Repeat exactly the lines between and including those that contain "Rebuild this chart" and "const height = H". Output no other line.

Extracted information:
╔══

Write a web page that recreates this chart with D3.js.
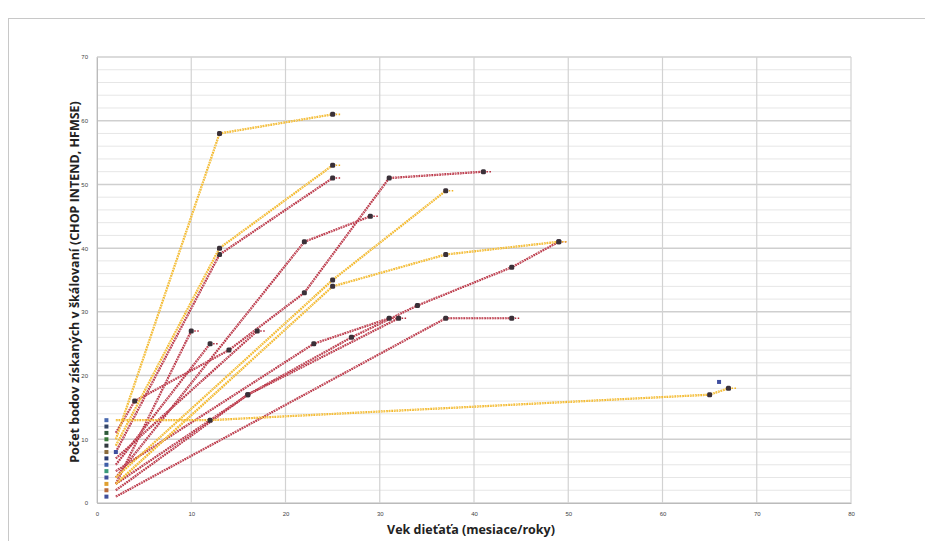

╚══
╔══

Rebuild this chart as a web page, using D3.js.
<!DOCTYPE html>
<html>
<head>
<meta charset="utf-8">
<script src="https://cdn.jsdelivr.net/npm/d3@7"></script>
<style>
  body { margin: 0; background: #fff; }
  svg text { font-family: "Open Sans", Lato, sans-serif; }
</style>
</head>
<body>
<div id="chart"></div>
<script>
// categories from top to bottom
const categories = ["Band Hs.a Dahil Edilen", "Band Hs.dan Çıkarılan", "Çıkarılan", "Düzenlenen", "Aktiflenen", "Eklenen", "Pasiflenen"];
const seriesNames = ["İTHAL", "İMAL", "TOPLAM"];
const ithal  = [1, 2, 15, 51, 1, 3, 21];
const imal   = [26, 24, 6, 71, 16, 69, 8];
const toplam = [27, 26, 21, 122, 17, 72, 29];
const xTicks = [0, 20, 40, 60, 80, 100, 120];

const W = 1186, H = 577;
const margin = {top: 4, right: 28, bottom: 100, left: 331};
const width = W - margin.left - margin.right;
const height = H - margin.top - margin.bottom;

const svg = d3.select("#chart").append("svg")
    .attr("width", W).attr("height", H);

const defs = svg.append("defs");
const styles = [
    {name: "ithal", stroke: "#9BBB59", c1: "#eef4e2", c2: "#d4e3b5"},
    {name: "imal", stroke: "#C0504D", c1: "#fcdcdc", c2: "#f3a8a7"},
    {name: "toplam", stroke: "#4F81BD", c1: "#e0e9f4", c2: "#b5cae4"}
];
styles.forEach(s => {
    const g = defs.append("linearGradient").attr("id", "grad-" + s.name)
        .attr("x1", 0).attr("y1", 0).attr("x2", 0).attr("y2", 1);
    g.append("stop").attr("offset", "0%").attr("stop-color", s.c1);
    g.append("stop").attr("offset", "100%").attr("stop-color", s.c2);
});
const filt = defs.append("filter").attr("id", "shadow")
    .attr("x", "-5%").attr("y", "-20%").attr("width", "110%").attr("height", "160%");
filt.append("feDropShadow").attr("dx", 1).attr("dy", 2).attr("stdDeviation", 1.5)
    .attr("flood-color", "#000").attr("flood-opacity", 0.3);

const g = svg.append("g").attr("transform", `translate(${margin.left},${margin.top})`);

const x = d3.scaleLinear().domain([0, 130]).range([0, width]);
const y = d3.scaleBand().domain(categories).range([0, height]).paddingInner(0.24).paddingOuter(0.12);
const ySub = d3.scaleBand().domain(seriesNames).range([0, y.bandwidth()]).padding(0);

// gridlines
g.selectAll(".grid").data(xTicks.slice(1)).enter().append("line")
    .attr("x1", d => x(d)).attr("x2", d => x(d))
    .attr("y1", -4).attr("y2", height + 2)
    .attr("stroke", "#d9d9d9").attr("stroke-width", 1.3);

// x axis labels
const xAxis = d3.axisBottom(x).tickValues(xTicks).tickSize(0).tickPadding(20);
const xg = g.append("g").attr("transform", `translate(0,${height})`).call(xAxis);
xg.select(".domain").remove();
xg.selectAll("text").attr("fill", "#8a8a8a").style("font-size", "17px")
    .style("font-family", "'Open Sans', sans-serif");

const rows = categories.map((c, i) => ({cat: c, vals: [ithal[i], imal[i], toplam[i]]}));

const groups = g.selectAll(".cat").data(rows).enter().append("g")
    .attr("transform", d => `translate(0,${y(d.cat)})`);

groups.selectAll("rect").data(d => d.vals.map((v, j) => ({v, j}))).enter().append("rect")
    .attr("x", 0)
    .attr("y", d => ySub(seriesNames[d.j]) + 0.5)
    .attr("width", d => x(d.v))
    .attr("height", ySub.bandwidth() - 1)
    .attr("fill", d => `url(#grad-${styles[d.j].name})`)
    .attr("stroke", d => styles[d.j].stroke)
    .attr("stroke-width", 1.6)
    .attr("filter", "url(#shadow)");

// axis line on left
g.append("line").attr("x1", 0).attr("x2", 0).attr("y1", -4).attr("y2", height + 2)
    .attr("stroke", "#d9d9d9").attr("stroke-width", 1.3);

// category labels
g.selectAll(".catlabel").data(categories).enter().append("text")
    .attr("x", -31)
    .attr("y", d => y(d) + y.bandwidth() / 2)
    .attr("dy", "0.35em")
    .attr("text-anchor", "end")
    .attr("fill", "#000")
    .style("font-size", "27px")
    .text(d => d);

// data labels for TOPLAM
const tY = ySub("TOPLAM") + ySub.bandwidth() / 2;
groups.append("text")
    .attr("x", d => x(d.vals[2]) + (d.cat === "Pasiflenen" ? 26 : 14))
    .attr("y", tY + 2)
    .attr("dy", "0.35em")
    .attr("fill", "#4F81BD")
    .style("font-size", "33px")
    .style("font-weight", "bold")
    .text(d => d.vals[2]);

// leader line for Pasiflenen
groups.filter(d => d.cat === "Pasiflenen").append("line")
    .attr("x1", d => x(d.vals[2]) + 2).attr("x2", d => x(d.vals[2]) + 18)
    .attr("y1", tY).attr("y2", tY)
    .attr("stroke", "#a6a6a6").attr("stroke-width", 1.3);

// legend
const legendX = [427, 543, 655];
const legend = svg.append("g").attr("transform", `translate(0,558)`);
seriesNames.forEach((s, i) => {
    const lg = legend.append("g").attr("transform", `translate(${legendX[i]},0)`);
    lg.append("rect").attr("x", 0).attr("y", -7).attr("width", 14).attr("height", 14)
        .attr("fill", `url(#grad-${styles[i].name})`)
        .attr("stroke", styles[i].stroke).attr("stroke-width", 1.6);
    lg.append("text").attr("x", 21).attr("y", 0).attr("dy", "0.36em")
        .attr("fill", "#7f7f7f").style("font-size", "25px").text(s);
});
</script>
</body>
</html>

╚══
╔══

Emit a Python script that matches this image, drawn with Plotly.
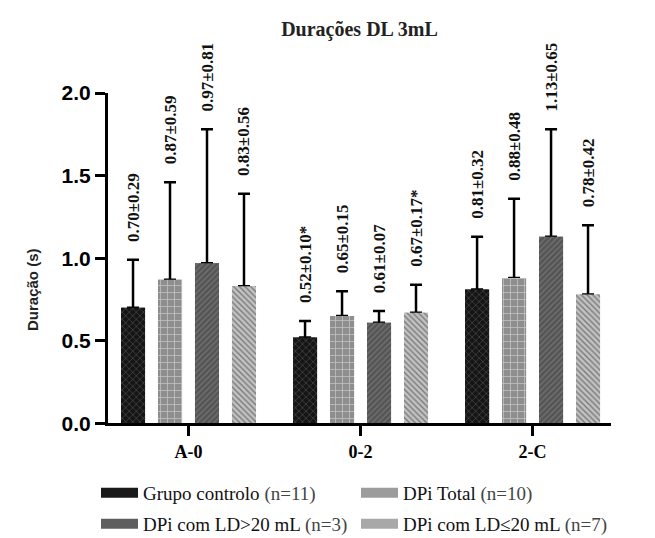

╚══

Written response:
Rebuild this chart as a web page, using D3.js.
<!DOCTYPE html>
<html>
<head>
<meta charset="utf-8">
<script src="https://cdn.jsdelivr.net/npm/d3@7"></script>
<style>
  body { margin: 0; background: #fff; }
  svg text { font-family: "Open Sans", Lato, sans-serif; }
</style>
</head>
<body>
<div id="chart"></div>
<script>
// categories from top to bottom
const categories = ["Band Hs.a Dahil Edilen", "Band Hs.dan Çıkarılan", "Çıkarılan", "Düzenlenen", "Aktiflenen", "Eklenen", "Pasiflenen"];
const seriesNames = ["İTHAL", "İMAL", "TOPLAM"];
const ithal  = [1, 2, 15, 51, 1, 3, 21];
const imal   = [26, 24, 6, 71, 16, 69, 8];
const toplam = [27, 26, 21, 122, 17, 72, 29];
const xTicks = [0, 20, 40, 60, 80, 100, 120];

const W = 1186, H = 577;
const margin = {top: 4, right: 28, bottom: 100, left: 331};
const width = W - margin.left - margin.right;
const height = H - margin.top - margin.bottom;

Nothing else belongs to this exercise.